[WRITTEN INSTRUCTION]:
All the data below goes into the copy word for word, but the pictures don't.

------------------------------

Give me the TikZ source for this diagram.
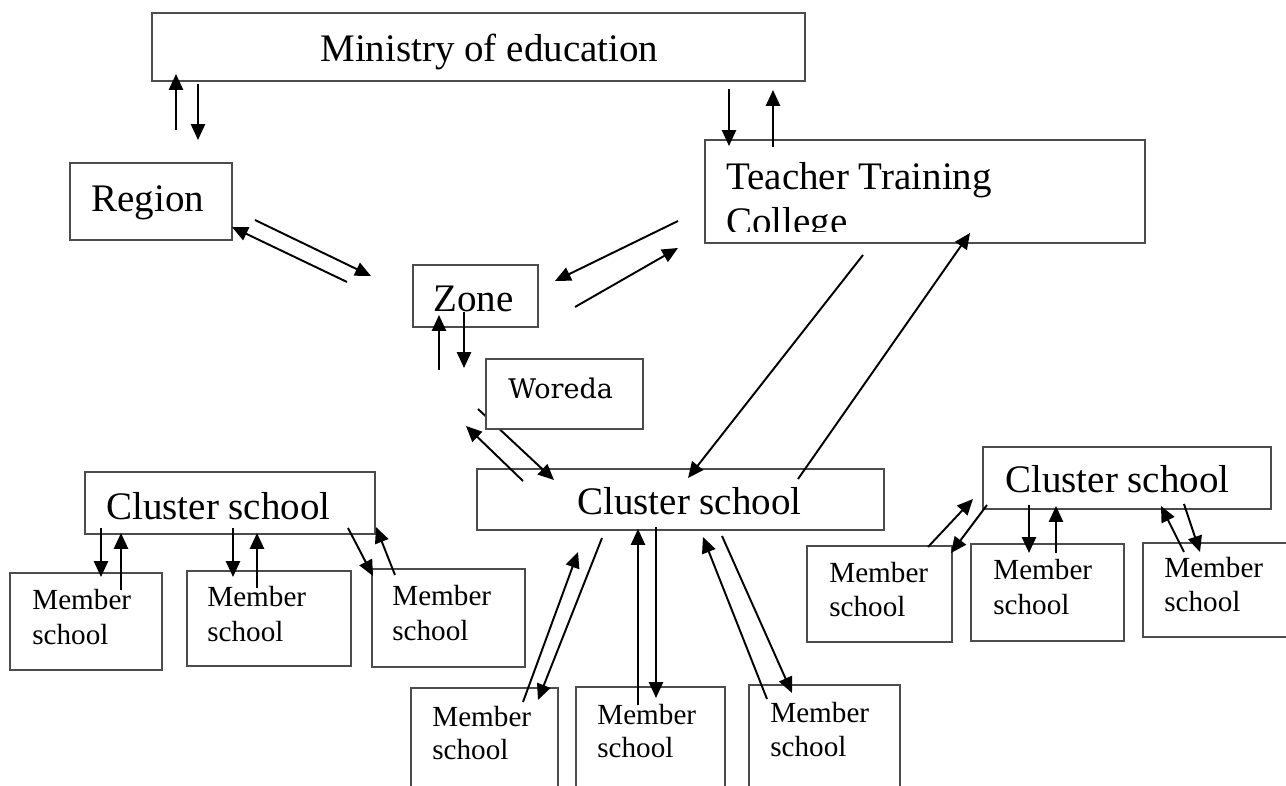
\documentclass[tikz,border=0pt]{standalone}
\usepackage{fontspec}
\setmainfont{Liberation Serif}
\newfontfamily\woredafont{DejaVu Serif}
\usetikzlibrary{arrows.meta,fit}
\newcommand\arr[3]{\coordinate (#1s) at (#2); \coordinate (#1e) at (#3); \draw[arrowline] (#1s) -- (#1e);}
\newcommand\memb[4]{\node[mtext] (#1a) at (#2,#3) {Member}; \node[mtext] (#1b) at (#2,#4) {school};}
\begin{document}
\begin{tikzpicture}[x=0.02cm,y=-0.02cm,
  box/.style={draw=black!70, line width=0.7pt, inner sep=0pt, outer sep=0pt},
  big/.style={font=\fontsize{22.2}{26}\selectfont, inner sep=0pt, anchor=base west},
  mtext/.style={font=\fontsize{16.6}{20}\selectfont, inner sep=0pt, anchor=base west},
  wtext/.style={font=\woredafont\fontsize{15.4}{18}\selectfont, inner sep=0pt, anchor=base west},
  arrowline/.style={line width=1.1pt, -{Triangle[length=9pt,width=8pt]}}]
\useasboundingbox (0,0) rectangle (1286,786);
\clip (0,0) rectangle (1286,786);
% boxes
\node[box, fit={(152,13) (805,81)}] (ministry) {};
\node[box, fit={(70,163) (232,240)}] (region) {};
\node[box, fit={(705,140) (1145,243)}] (ttc) {};
\node[box, fit={(413,265) (538,327)}] (zone) {};
\node[box, fit={(477,469) (884,530)}] (cc) {};
\node[box, fit={(85,472) (375,534)}] (lc) {};
\node[box, fit={(983,447) (1271,509)}] (rc) {};
\node[box, fit={(10,573) (162,670)}] (lm1) {};
\node[box, fit={(187,571) (351,666)}] (lm2) {};
\node[box, fit={(372,569) (525,667)}] (lm3) {};
\node[box, fit={(807,546) (952,642)}] (rm1) {};
\node[box, fit={(971,544) (1124,641)}] (rm2) {};
\node[box, fit={(1143,543) (1300,637)}] (rm3) {};
\node[box, fit={(411,688) (558,800)}] (bm1) {};
\node[box, fit={(576,687) (725,800)}] (bm2) {};
\node[box, fit={(749,685) (900,800)}] (bm3) {};
% arrows
\arr{mr1}{176,130}{176,74}
\arr{mr2}{198,84}{198,140}
\arr{mt1}{729,89}{729,146}
\arr{mt2}{773,147}{773,90}
\arr{rz1}{347,282}{232,227}
\arr{rz2}{255,220}{371,276}
\arr{tz1}{678,221}{555,281}
\arr{tz2}{575,307}{678,248}
\arr{zw1}{439,370}{439,315}
\arr{zw2}{464,312}{464,368}
\arr{wc1}{523,481}{466,426}
\arr{wc2}{478,409}{554,480}
\arr{tc1}{863,255}{688,478}
\arr{tc2}{798,479}{970,233}
\arr{l1a}{101,528}{101,577}
\arr{l1b}{121,590}{121,533}
\arr{l2a}{233,528}{233,577}
\arr{l2b}{257,588}{257,533}
\arr{l3a}{348,528}{373,576}
\arr{l3b}{395,575}{376,527}
\arr{r1a}{928,547}{973,499}
\arr{r1b}{987,505}{951,553}
\arr{r2a}{1029,505}{1029,553}
\arr{r2b}{1056,553}{1056,506}
\arr{r3a}{1184,552}{1161,506}
\arr{r3b}{1184,504}{1200,552}
\arr{c1a}{523,702}{578,552}
\arr{c1b}{602,538}{538,700}
\arr{c2a}{638,705}{638,529}
\arr{c2b}{656,527}{656,698}
\arr{c3a}{767,699}{703,537}
\arr{c3b}{722,536}{792,693}
% woreda box on top
\node[box, fill=white, fit={(486,359) (643,429)}] (woreda) {};
% texts
\node[big] (tmin) at (320,62) {Ministry of education};
\node[big] (treg) at (91,212) {Region};
\node[big] (tttc) at (726,190) {Teacher Training};
\begin{scope}
\clip (700,150) rectangle (1150,232);
\node[big] (tcol) at (726,235) {College};
\end{scope}
\node[big] (tzone) at (433,312) {Zone};
\node[wtext] (twor) at (508,399) {Woreda};
\node[big] (tcc) at (577,515) {Cluster school};
\node[big] (tlc) at (106,520) {Cluster school};
\node[big] (trc) at (1005,493) {Cluster school};
\memb{tlm1}{32}{610}{645}
\memb{tlm2}{207}{607}{642}
\memb{tlm3}{392}{606}{641}
\memb{trm1}{829}{583}{617}
\memb{trm2}{993}{580}{615}
\memb{trm3}{1164}{578}{612}
\memb{tbm1}{432}{727}{760}
\memb{tbm2}{597}{725}{758}
\memb{tbm3}{770}{723}{757}
\end{tikzpicture}
\end{document}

------------------------------

[EXPECTED OUTPUT]:
Give me the TikZ source for this diagram.
\documentclass[tikz,border=0pt]{standalone}
\usepackage{fontspec}
\setmainfont{Liberation Serif}
\newfontfamily\woredafont{DejaVu Serif}
\usetikzlibrary{arrows.meta,fit}
\newcommand\arr[3]{\coordinate (#1s) at (#2); \coordinate (#1e) at (#3); \draw[arrowline] (#1s) -- (#1e);}
\newcommand\memb[4]{\node[mtext] (#1a) at (#2,#3) {Member}; \node[mtext] (#1b) at (#2,#4) {school};}
\begin{document}
\begin{tikzpicture}[x=0.02cm,y=-0.02cm,
  box/.style={draw=black!70, line width=0.7pt, inner sep=0pt, outer sep=0pt},
  big/.style={font=\fontsize{22.2}{26}\selectfont, inner sep=0pt, anchor=base west},
  mtext/.style={font=\fontsize{16.6}{20}\selectfont, inner sep=0pt, anchor=base west},
  wtext/.style={font=\woredafont\fontsize{15.4}{18}\selectfont, inner sep=0pt, anchor=base west},
  arrowline/.style={line width=1.1pt, -{Triangle[length=9pt,width=8pt]}}]
\useasboundingbox (0,0) rectangle (1286,786);
\clip (0,0) rectangle (1286,786);
% boxes
\node[box, fit={(152,13) (805,81)}] (ministry) {};
\node[box, fit={(70,163) (232,240)}] (region) {};
\node[box, fit={(705,140) (1145,243)}] (ttc) {};
\node[box, fit={(413,265) (538,327)}] (zone) {};
\node[box, fit={(477,469) (884,530)}] (cc) {};
\node[box, fit={(85,472) (375,534)}] (lc) {};
\node[box, fit={(983,447) (1271,509)}] (rc) {};
\node[box, fit={(10,573) (162,670)}] (lm1) {};
\node[box, fit={(187,571) (351,666)}] (lm2) {};
\node[box, fit={(372,569) (525,667)}] (lm3) {};
\node[box, fit={(807,546) (952,642)}] (rm1) {};
\node[box, fit={(971,544) (1124,641)}] (rm2) {};
\node[box, fit={(1143,543) (1300,637)}] (rm3) {};
\node[box, fit={(411,688) (558,800)}] (bm1) {};
\node[box, fit={(576,687) (725,800)}] (bm2) {};
\node[box, fit={(749,685) (900,800)}] (bm3) {};
% arrows
\arr{mr1}{176,130}{176,74}
\arr{mr2}{198,84}{198,140}
\arr{mt1}{729,89}{729,146}
\arr{mt2}{773,147}{773,90}
\arr{rz1}{347,282}{232,227}
\arr{rz2}{255,220}{371,276}
\arr{tz1}{678,221}{555,281}
\arr{tz2}{575,307}{678,248}
\arr{zw1}{439,370}{439,315}
\arr{zw2}{464,312}{464,368}
\arr{wc1}{523,481}{466,426}
\arr{wc2}{478,409}{554,480}
\arr{tc1}{863,255}{688,478}
\arr{tc2}{798,479}{970,233}
\arr{l1a}{101,528}{101,577}
\arr{l1b}{121,590}{121,533}
\arr{l2a}{233,528}{233,577}
\arr{l2b}{257,588}{257,533}
\arr{l3a}{348,528}{373,576}
\arr{l3b}{395,575}{376,527}
\arr{r1a}{928,547}{973,499}
\arr{r1b}{987,505}{951,553}
\arr{r2a}{1029,505}{1029,553}
\arr{r2b}{1056,553}{1056,506}
\arr{r3a}{1184,552}{1161,506}
\arr{r3b}{1184,504}{1200,552}
\arr{c1a}{523,702}{578,552}
\arr{c1b}{602,538}{538,700}
\arr{c2a}{638,705}{638,529}
\arr{c2b}{656,527}{656,698}
\arr{c3a}{767,699}{703,537}
\arr{c3b}{722,536}{792,693}
% woreda box on top
\node[box, fill=white, fit={(486,359) (643,429)}] (woreda) {};
% texts
\node[big] (tmin) at (320,62) {Ministry of education};
\node[big] (treg) at (91,212) {Region};
\node[big] (tttc) at (726,190) {Teacher Training};
\begin{scope}
\clip (700,150) rectangle (1150,232);
\node[big] (tcol) at (726,235) {College};
\end{scope}
\node[big] (tzone) at (433,312) {Zone};
\node[wtext] (twor) at (508,399) {Woreda};
\node[big] (tcc) at (577,515) {Cluster school};
\node[big] (tlc) at (106,520) {Cluster school};
\node[big] (trc) at (1005,493) {Cluster school};
\memb{tlm1}{32}{610}{645}
\memb{tlm2}{207}{607}{642}
\memb{tlm3}{392}{606}{641}
\memb{trm1}{829}{583}{617}
\memb{trm2}{993}{580}{615}
\memb{trm3}{1164}{578}{612}
\memb{tbm1}{432}{727}{760}
\memb{tbm2}{597}{725}{758}
\memb{tbm3}{770}{723}{757}
\end{tikzpicture}
\end{document}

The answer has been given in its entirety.